Auf den vergangenen Landesgartenschauen war dies eine wiederkehrende und berechtigte Frage des Besucherpublikums. Und bis dato war es so, dass der Beratungsgarten des Landes nur eine temporäre Anlage war, die nach Abschluss einer jeden Gartenschau wieder zurückgebaut werden musste. Die Bestrebungen, dies künftig mittels eines Nachnutzungskonzeptes zu vermeiden, waren in Fulda mit der Wahl der Fläche innerhalb des Blütenbandes erfolgreich. So wird die Gartenstruktur nicht nur bestehen bleiben, sondern es soll darüber hinaus die Fläche auch tatsächlich weiterhin gärtnerisch genutzt werden, nämlich in Form eines Saisongarten-Konzeptes. An der Selbstversorgung Interessierte können dann im Folgejahr vorbepflanzte Teilflächen pachten, pflegen und beernten.

Hintergrundinfo

Als Ausrichter der Landesgartenschau erhält die Stadt Fulda für die Realisierung investiver Maßnahmen Fördermittel des Landes Hessen.
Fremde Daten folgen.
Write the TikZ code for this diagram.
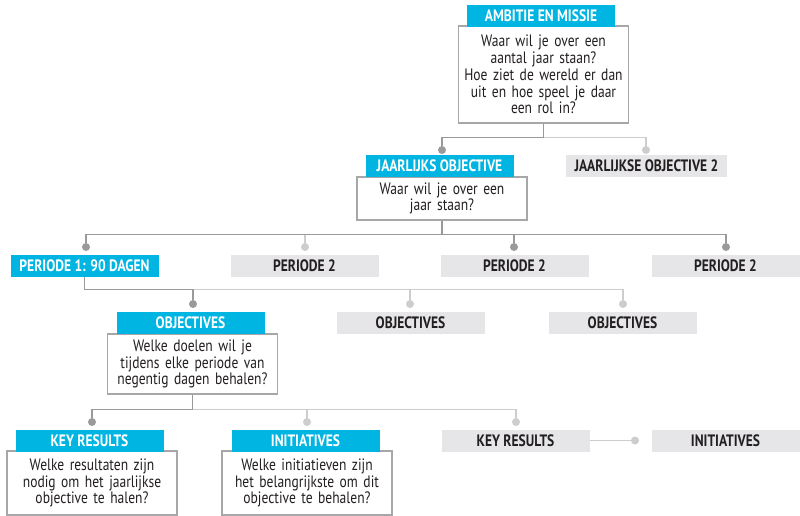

Gemäß der „Richtlinie des Landes Hessen zur Durchführung sowie zur Förderung von Landesgartenschauen in Hessen“ ist die Förderung an Auflagen gebunden. Dazu gehört u. a. die Herrichtung eines „Gartens des Landes Hessen“ als Beratungs- und Informationsplattform für die Verbände des hessischen Freizeitgartenbaus.

Die Planung des Gartens und Organisation des Beratungsangebotes obliegt der innerhalb des Landesbetriebes Landwirtschaft Hessen (LLH) angesiedelten Hessischen Gartenakademie. Sie fungiert hier als Netzwerkknoten des hessischen Freizeitgartenbaus. Folglich werden konzeptionelle Überlegungen und das Beratungsangebot in enger Zusammenarbeit u.a. mit Vertretern des LOGL Hessen e. V., dem Landesverband Hessen der Kleingärtner e. V., dem Verband Wohneigentum Hessen e.V., dem Bahn-Landwirtschaft Bezirk Frankfurt/M e.V. und dem LandFrauenverband Hessen e.V. entwickelt.